Coherent control of indirect excitonic qubits in optically driven quantum dot molecules

TL;DR

This paper presents a scheme for defining and manipulating indirect exciton qubits in quantum dot molecules, demonstrating coherent control and resilience against decoherence, with potential for quantum computing applications.

Contribution

It introduces an optoelectronic method for coherent control of indirect exciton qubits, including adiabatic manipulation and effective Hamiltonian modeling, advancing quantum dot qubit technology.

Findings

Coherent dynamics of indirect excitons are resilient against decoherence.

Effective two-level Hamiltonians are derived for qubit control.

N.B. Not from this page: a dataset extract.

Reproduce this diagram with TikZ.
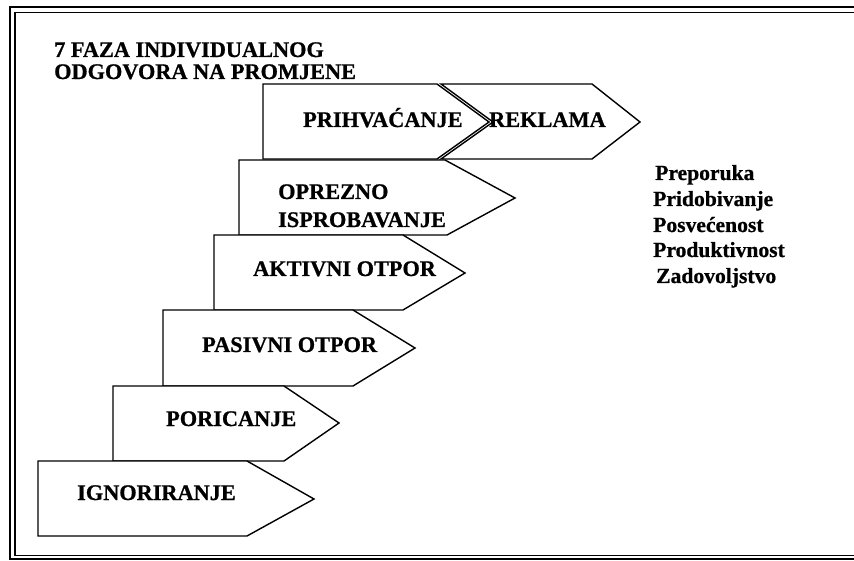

Indirect excitons have longer relaxation times than direct excitons.

Abstract

We propose an optoelectronic scheme to define and manipulate an indirect neutral exciton qubit within a quantum dot molecule. We demonstrate coherent dynamics of indirect excitons resilient against decoherence effects, including direct exciton spontaneous recombination. For molecules with large interdot separation, the exciton dressed spectrum yields an often overlooked avoided crossing between spatially indirect exciton states. Effective two level system Hamiltonians are extracted by Feshbach projection over the multilevel exciton configurations. An adiabatic manipulation of the qubit states is devised using time dependent electric field sweeps. The exciton dynamics yields the necessary conditions for qubit initialization and near unitary rotations in the picosecond time scale, driven by the system internal dynamics. Despite the strong influence of laser excitation, charge tunneling, and interdot dipole-dipole interactions, the effective relaxation time of indirect excitons is much longer than the direct exciton spontaneous recombination time, rendering indirect excitons as potential elemental qubits in more complex schemes.